#### [REQUIREMENT]
A verbatim copy is needed of the lines from the one containing "Emit a LaTeX" down to the one containing "at (55, 618)", inclusive. Print it with no pictures.

------------------------------------

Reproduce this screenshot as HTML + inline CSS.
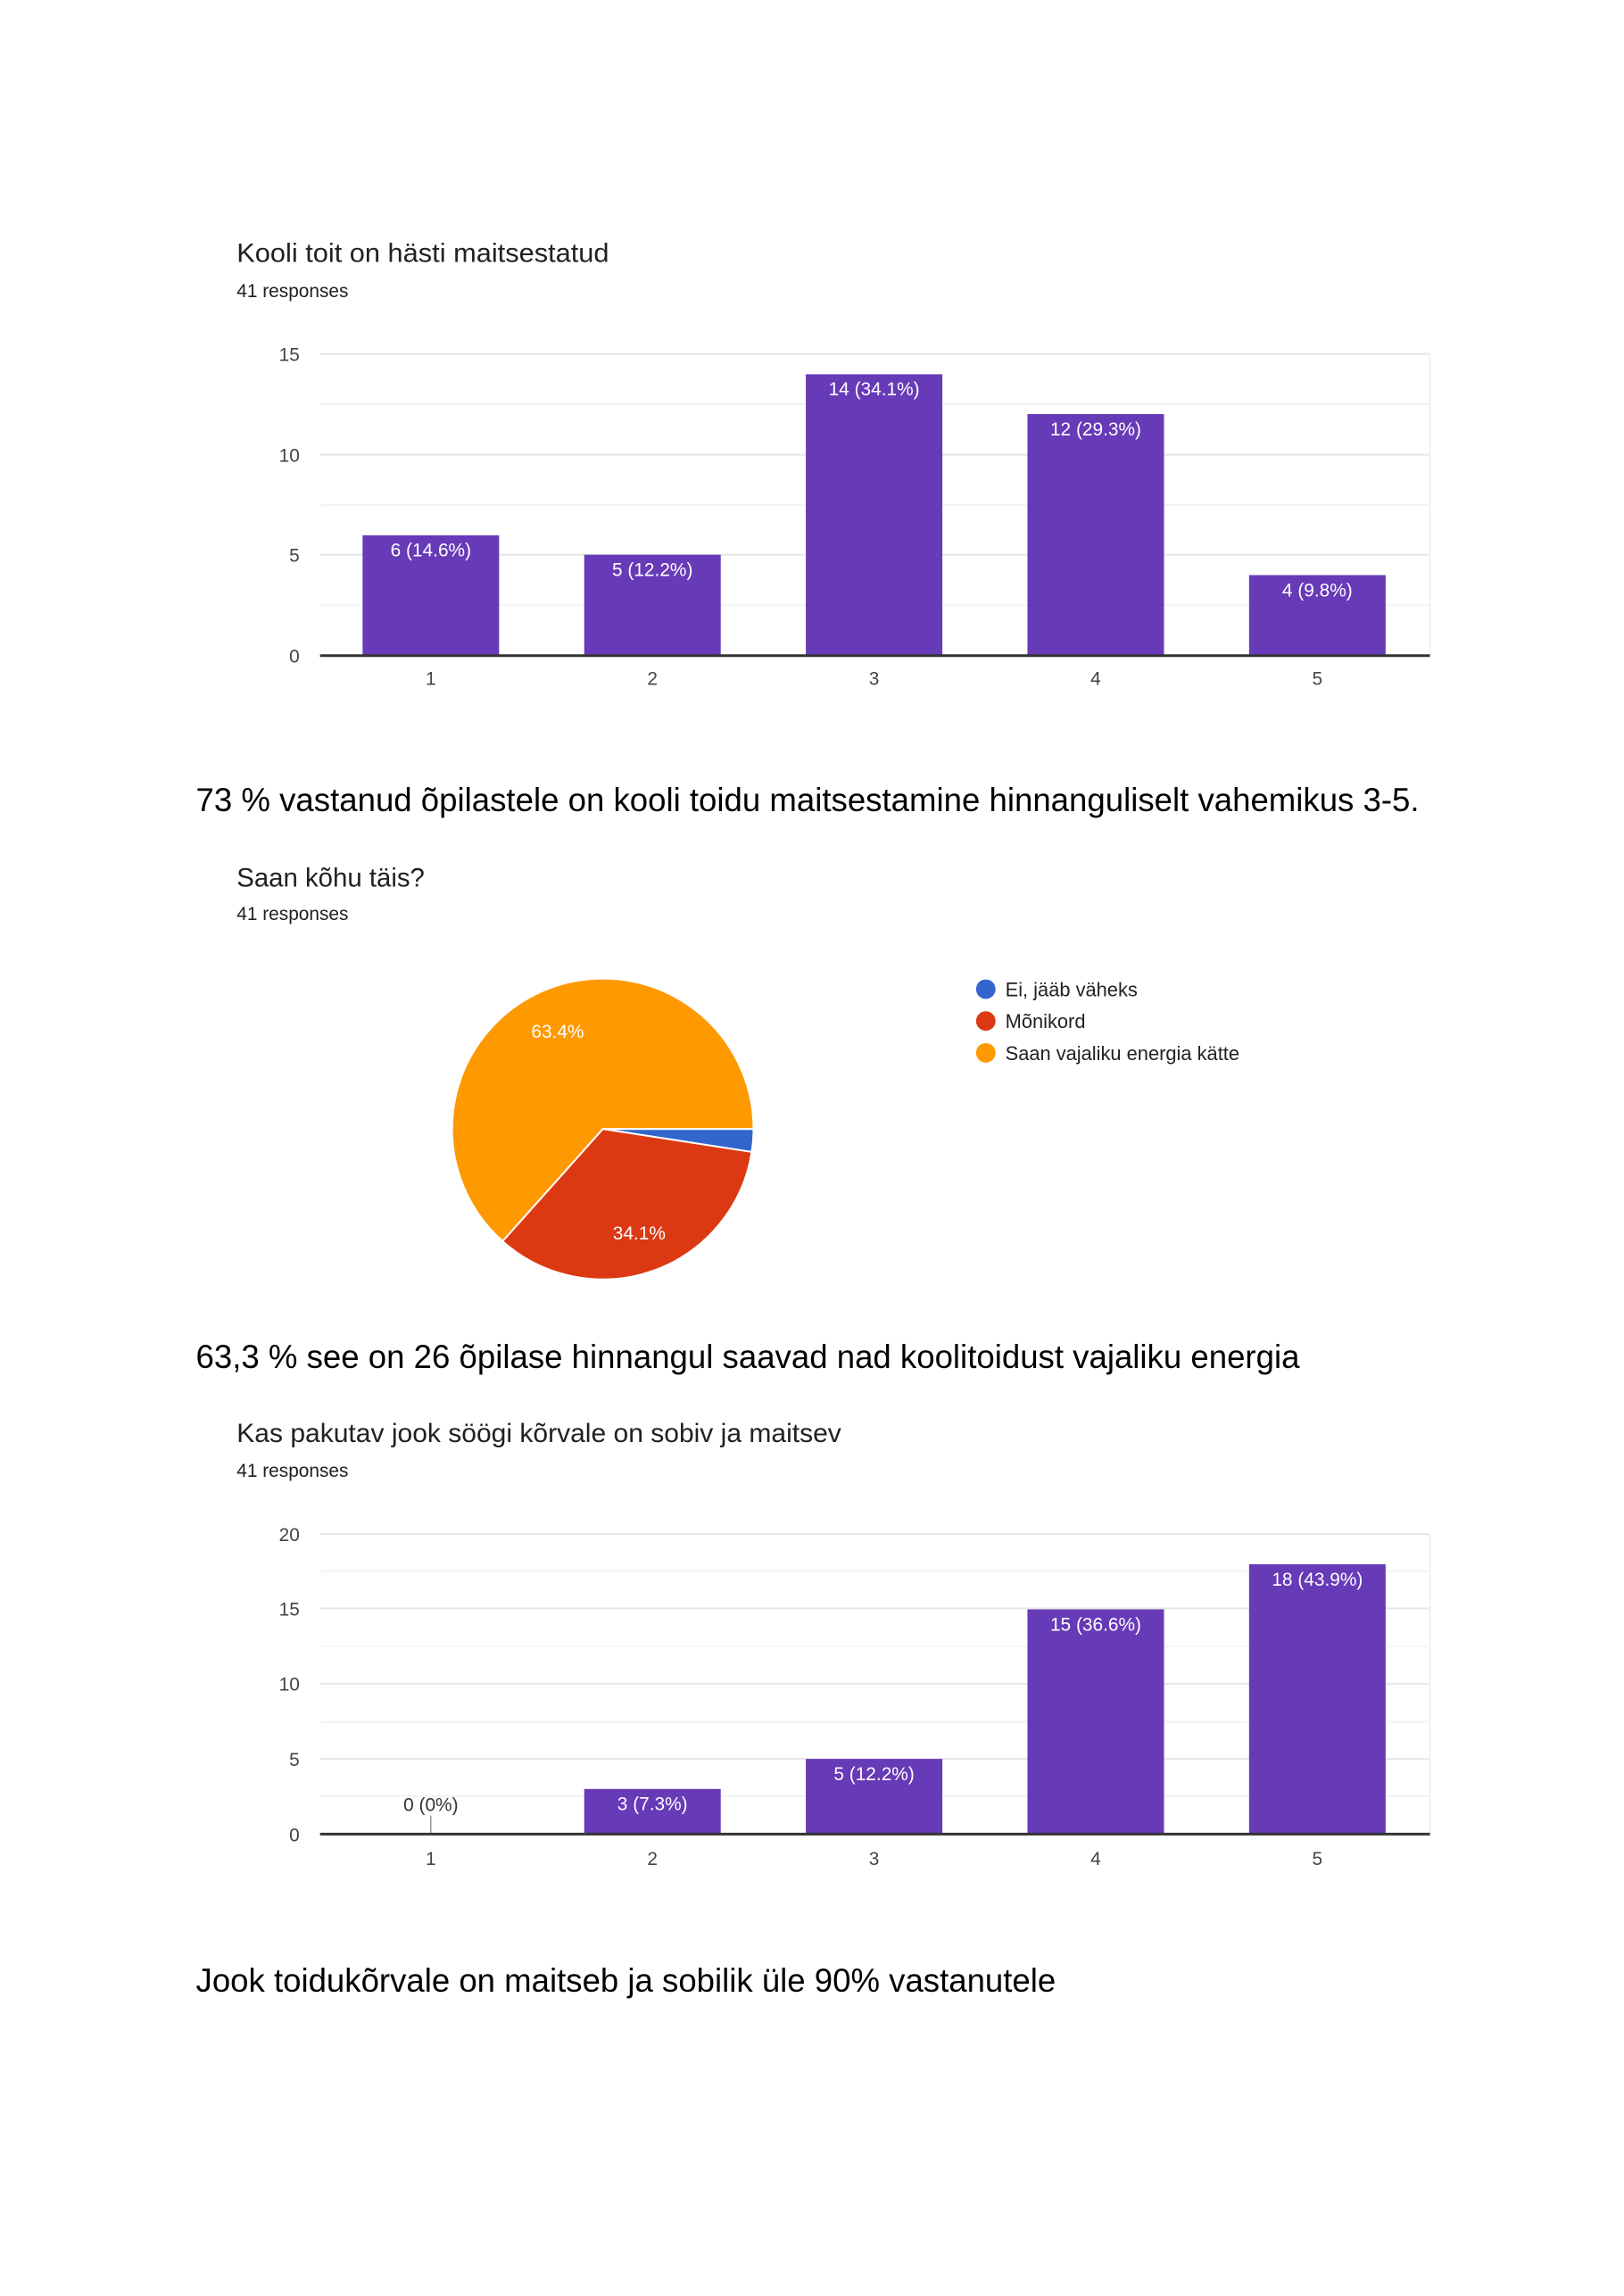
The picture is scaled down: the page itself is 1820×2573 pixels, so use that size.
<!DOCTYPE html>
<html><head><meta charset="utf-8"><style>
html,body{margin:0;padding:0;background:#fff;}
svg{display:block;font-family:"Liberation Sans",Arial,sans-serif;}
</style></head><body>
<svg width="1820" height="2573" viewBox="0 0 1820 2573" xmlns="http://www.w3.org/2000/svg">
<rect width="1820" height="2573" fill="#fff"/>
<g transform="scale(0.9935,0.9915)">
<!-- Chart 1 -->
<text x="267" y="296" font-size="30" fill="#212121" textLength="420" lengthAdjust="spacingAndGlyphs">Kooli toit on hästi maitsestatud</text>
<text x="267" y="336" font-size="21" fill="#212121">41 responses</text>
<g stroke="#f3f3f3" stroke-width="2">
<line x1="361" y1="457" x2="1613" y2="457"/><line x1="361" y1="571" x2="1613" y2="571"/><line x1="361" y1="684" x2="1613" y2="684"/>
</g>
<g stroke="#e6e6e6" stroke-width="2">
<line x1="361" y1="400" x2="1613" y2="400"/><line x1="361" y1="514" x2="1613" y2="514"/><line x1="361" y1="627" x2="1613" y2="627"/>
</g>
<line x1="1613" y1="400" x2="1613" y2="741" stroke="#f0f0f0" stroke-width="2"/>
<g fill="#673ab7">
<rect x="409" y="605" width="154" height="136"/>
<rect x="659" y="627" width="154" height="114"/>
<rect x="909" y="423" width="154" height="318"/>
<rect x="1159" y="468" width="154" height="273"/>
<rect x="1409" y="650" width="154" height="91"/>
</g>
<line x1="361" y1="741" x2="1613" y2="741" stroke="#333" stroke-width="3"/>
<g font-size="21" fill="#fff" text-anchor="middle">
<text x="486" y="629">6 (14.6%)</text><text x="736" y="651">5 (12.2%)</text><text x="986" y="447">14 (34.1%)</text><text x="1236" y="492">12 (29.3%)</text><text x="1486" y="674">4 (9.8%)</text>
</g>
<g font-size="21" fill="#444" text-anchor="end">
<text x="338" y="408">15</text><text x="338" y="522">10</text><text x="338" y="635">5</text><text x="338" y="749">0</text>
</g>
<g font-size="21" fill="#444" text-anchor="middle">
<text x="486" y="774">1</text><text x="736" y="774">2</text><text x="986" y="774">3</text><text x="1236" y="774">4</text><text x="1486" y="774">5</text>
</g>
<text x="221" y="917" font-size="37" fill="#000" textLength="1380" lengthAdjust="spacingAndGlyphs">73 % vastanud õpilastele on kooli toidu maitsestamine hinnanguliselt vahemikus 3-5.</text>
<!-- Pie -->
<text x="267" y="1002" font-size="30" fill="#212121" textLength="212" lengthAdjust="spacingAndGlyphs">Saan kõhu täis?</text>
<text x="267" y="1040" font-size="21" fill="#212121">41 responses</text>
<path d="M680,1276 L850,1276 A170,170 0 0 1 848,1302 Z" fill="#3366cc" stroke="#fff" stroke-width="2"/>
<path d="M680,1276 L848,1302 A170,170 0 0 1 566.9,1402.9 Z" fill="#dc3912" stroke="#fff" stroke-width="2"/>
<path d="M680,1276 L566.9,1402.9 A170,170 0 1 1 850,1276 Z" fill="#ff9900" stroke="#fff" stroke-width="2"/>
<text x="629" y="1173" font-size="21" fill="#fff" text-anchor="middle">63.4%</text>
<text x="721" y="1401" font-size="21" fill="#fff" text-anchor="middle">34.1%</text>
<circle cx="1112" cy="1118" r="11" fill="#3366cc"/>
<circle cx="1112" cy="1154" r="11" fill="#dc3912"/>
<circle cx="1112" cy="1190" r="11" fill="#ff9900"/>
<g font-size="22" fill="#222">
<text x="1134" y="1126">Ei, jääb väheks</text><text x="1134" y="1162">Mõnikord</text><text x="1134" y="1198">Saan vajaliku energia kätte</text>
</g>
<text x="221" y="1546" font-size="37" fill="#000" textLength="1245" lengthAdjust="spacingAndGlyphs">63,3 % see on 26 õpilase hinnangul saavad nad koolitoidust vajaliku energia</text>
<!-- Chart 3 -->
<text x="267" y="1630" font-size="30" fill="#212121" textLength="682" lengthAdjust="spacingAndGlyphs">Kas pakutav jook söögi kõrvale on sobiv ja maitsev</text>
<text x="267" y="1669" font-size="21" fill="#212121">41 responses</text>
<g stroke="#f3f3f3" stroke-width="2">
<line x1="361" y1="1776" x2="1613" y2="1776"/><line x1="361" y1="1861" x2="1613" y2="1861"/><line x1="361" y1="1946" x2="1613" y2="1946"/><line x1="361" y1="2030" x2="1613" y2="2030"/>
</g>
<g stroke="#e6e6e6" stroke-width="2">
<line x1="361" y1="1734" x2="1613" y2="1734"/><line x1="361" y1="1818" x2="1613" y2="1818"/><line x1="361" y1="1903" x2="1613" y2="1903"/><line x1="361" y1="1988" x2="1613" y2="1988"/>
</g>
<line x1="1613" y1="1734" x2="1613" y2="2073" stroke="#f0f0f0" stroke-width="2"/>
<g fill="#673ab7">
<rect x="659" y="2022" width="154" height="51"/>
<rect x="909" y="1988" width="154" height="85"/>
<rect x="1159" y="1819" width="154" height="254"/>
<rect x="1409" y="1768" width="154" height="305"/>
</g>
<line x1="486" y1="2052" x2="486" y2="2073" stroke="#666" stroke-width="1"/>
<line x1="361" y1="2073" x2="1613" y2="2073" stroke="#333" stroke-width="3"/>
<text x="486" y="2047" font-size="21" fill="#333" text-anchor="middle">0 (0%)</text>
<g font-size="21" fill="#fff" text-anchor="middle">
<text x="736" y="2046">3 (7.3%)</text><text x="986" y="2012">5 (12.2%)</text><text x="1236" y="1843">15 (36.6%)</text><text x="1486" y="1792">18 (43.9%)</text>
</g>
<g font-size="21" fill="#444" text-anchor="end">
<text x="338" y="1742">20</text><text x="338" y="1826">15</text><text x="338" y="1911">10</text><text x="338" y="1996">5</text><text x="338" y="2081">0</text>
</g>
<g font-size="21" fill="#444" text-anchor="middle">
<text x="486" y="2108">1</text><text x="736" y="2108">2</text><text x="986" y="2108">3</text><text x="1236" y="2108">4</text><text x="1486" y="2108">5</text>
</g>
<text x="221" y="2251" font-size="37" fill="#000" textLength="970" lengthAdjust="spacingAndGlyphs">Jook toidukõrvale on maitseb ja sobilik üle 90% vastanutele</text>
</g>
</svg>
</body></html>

------------------------------------

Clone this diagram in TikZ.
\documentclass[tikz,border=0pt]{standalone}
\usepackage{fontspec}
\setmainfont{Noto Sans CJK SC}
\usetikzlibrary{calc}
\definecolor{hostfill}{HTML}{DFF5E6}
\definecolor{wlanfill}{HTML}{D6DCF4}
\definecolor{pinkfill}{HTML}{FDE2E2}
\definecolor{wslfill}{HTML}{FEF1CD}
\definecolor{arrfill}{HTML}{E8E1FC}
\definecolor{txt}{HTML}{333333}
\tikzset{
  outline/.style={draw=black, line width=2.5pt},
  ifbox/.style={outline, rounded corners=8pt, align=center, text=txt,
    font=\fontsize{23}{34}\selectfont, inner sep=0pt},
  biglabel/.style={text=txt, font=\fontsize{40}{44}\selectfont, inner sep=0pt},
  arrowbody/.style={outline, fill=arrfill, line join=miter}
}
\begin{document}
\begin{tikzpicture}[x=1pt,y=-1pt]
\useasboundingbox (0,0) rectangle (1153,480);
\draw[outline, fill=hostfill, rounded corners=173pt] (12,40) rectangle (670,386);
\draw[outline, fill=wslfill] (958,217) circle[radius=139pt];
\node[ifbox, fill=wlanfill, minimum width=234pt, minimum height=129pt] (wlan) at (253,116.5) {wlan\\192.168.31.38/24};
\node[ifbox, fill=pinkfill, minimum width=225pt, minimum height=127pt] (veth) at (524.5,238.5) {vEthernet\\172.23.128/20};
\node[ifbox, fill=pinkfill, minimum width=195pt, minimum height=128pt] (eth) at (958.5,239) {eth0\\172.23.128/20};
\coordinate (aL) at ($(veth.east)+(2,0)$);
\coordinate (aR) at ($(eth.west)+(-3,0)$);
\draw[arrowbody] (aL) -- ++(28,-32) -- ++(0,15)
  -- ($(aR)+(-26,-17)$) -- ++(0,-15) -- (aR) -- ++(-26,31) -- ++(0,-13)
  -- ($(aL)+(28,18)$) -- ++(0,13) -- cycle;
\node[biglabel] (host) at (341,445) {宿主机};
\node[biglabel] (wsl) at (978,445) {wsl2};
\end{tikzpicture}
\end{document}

------------------------------------

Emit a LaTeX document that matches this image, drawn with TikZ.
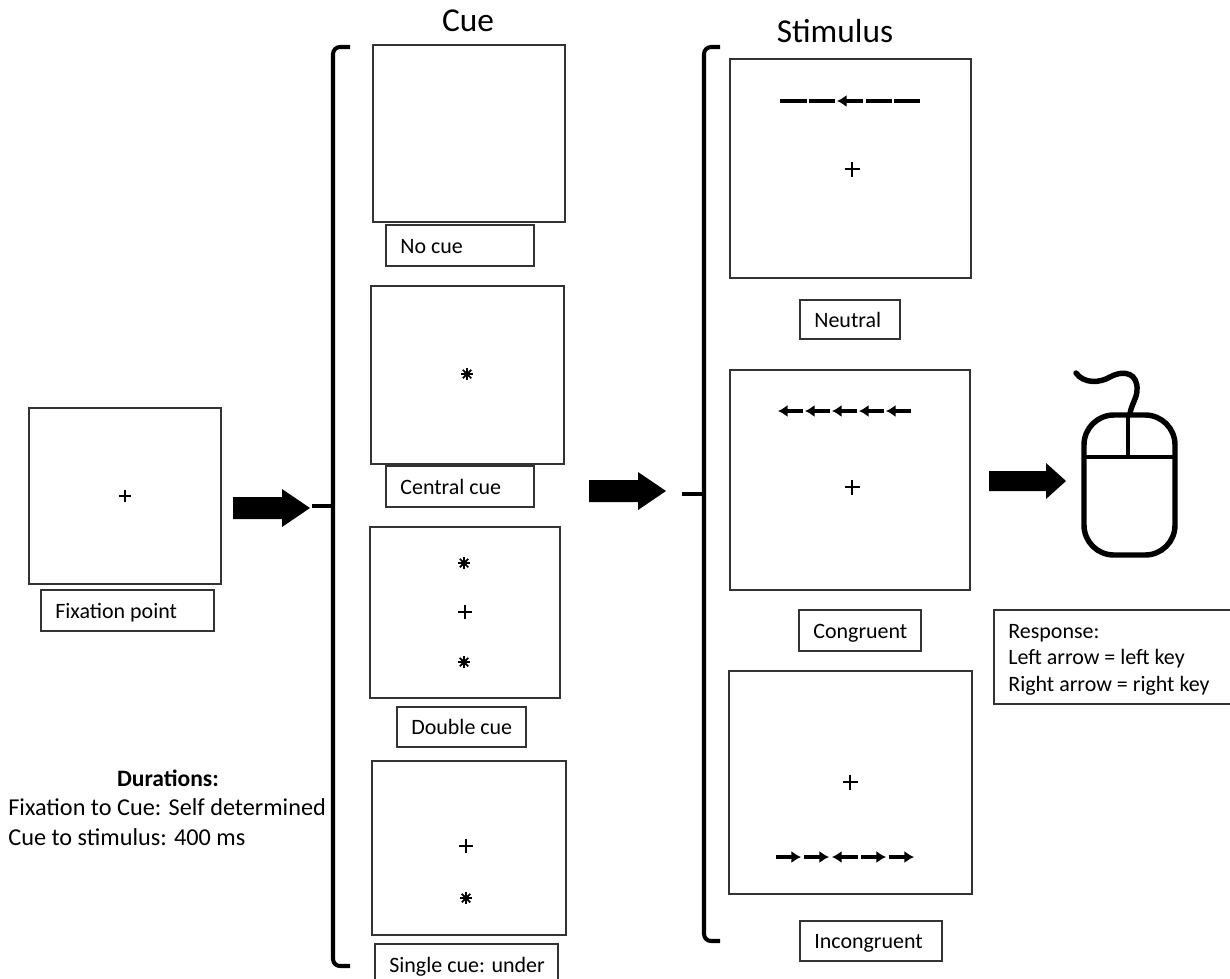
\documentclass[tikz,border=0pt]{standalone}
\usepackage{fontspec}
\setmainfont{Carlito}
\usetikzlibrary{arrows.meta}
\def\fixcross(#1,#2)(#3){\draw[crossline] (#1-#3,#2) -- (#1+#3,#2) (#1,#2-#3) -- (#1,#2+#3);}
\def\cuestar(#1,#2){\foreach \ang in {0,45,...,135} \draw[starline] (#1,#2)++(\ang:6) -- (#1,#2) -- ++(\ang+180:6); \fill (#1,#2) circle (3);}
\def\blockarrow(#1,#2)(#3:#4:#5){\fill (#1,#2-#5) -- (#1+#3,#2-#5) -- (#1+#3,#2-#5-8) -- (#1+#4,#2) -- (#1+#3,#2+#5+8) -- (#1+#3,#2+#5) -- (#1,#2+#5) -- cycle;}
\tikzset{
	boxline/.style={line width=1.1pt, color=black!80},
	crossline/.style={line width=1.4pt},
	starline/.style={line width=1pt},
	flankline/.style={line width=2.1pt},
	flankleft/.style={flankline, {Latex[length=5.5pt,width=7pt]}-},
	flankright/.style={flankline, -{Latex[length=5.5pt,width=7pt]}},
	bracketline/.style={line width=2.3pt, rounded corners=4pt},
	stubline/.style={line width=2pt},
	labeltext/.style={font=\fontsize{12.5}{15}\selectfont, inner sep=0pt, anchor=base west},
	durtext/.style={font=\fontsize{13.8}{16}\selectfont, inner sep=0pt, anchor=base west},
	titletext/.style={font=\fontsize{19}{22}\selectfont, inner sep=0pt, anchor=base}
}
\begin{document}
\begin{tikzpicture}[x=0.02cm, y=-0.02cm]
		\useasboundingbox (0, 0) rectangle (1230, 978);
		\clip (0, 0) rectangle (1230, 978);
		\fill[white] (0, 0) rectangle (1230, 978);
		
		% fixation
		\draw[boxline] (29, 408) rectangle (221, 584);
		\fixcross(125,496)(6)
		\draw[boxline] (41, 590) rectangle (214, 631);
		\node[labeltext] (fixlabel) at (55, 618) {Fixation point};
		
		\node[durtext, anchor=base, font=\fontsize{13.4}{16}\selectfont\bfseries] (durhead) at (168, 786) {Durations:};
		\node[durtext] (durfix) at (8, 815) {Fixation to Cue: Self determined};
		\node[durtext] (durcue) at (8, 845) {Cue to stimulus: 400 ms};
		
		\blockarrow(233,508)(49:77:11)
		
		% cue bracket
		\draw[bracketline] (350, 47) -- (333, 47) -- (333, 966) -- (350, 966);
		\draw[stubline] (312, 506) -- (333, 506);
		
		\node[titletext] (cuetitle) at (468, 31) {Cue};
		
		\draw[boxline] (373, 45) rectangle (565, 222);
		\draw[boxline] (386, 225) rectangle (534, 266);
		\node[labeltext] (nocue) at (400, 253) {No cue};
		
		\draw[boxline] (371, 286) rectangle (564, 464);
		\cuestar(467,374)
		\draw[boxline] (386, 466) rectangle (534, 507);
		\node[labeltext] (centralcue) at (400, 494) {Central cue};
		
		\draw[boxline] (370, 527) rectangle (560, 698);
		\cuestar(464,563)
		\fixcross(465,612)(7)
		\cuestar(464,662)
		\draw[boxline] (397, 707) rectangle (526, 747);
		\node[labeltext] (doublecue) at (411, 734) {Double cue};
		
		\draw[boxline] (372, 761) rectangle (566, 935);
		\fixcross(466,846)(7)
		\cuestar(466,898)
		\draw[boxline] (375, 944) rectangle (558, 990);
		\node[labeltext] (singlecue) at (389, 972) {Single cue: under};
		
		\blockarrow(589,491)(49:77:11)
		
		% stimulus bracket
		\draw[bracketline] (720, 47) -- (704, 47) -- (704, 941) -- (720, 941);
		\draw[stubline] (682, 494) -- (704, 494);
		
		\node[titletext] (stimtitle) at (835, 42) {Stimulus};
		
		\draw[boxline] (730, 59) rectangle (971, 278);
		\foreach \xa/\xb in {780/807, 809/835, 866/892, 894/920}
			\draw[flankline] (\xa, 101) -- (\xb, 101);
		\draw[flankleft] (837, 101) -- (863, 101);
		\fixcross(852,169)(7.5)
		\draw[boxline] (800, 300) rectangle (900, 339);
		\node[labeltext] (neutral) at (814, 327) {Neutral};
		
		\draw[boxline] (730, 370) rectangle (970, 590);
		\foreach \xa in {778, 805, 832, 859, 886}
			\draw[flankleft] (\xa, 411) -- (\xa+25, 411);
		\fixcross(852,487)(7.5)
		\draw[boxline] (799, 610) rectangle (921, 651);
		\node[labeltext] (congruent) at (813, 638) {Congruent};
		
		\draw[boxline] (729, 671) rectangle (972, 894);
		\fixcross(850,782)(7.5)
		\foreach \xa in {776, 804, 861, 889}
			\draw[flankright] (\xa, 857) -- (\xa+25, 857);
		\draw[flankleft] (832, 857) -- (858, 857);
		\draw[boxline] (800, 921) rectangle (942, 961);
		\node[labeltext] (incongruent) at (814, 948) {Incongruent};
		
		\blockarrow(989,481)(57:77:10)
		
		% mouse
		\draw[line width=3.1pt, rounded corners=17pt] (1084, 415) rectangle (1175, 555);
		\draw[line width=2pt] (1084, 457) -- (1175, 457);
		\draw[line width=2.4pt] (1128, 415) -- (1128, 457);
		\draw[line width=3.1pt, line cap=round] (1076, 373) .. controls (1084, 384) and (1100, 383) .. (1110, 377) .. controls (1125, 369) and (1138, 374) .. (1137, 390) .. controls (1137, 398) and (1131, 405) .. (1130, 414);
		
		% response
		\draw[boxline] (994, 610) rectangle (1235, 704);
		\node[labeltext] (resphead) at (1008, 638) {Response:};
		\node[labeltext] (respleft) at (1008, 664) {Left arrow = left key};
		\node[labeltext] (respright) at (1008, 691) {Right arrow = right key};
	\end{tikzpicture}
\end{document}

------------------------------------

#### [WRITTEN ANSWER]
Emit a LaTeX document that matches this image, drawn with TikZ.
\documentclass[tikz,border=0pt]{standalone}
\usepackage{fontspec}
\setmainfont{Carlito}
\usetikzlibrary{arrows.meta}
\def\fixcross(#1,#2)(#3){\draw[crossline] (#1-#3,#2) -- (#1+#3,#2) (#1,#2-#3) -- (#1,#2+#3);}
\def\cuestar(#1,#2){\foreach \ang in {0,45,...,135} \draw[starline] (#1,#2)++(\ang:6) -- (#1,#2) -- ++(\ang+180:6); \fill (#1,#2) circle (3);}
\def\blockarrow(#1,#2)(#3:#4:#5){\fill (#1,#2-#5) -- (#1+#3,#2-#5) -- (#1+#3,#2-#5-8) -- (#1+#4,#2) -- (#1+#3,#2+#5+8) -- (#1+#3,#2+#5) -- (#1,#2+#5) -- cycle;}
\tikzset{
	boxline/.style={line width=1.1pt, color=black!80},
	crossline/.style={line width=1.4pt},
	starline/.style={line width=1pt},
	flankline/.style={line width=2.1pt},
	flankleft/.style={flankline, {Latex[length=5.5pt,width=7pt]}-},
	flankright/.style={flankline, -{Latex[length=5.5pt,width=7pt]}},
	bracketline/.style={line width=2.3pt, rounded corners=4pt},
	stubline/.style={line width=2pt},
	labeltext/.style={font=\fontsize{12.5}{15}\selectfont, inner sep=0pt, anchor=base west},
	durtext/.style={font=\fontsize{13.8}{16}\selectfont, inner sep=0pt, anchor=base west},
	titletext/.style={font=\fontsize{19}{22}\selectfont, inner sep=0pt, anchor=base}
}
\begin{document}
\begin{tikzpicture}[x=0.02cm, y=-0.02cm]
		\useasboundingbox (0, 0) rectangle (1230, 978);
		\clip (0, 0) rectangle (1230, 978);
		\fill[white] (0, 0) rectangle (1230, 978);
		
		% fixation
		\draw[boxline] (29, 408) rectangle (221, 584);
		\fixcross(125,496)(6)
		\draw[boxline] (41, 590) rectangle (214, 631);
		\node[labeltext] (fixlabel) at (55, 618) {Fixation point};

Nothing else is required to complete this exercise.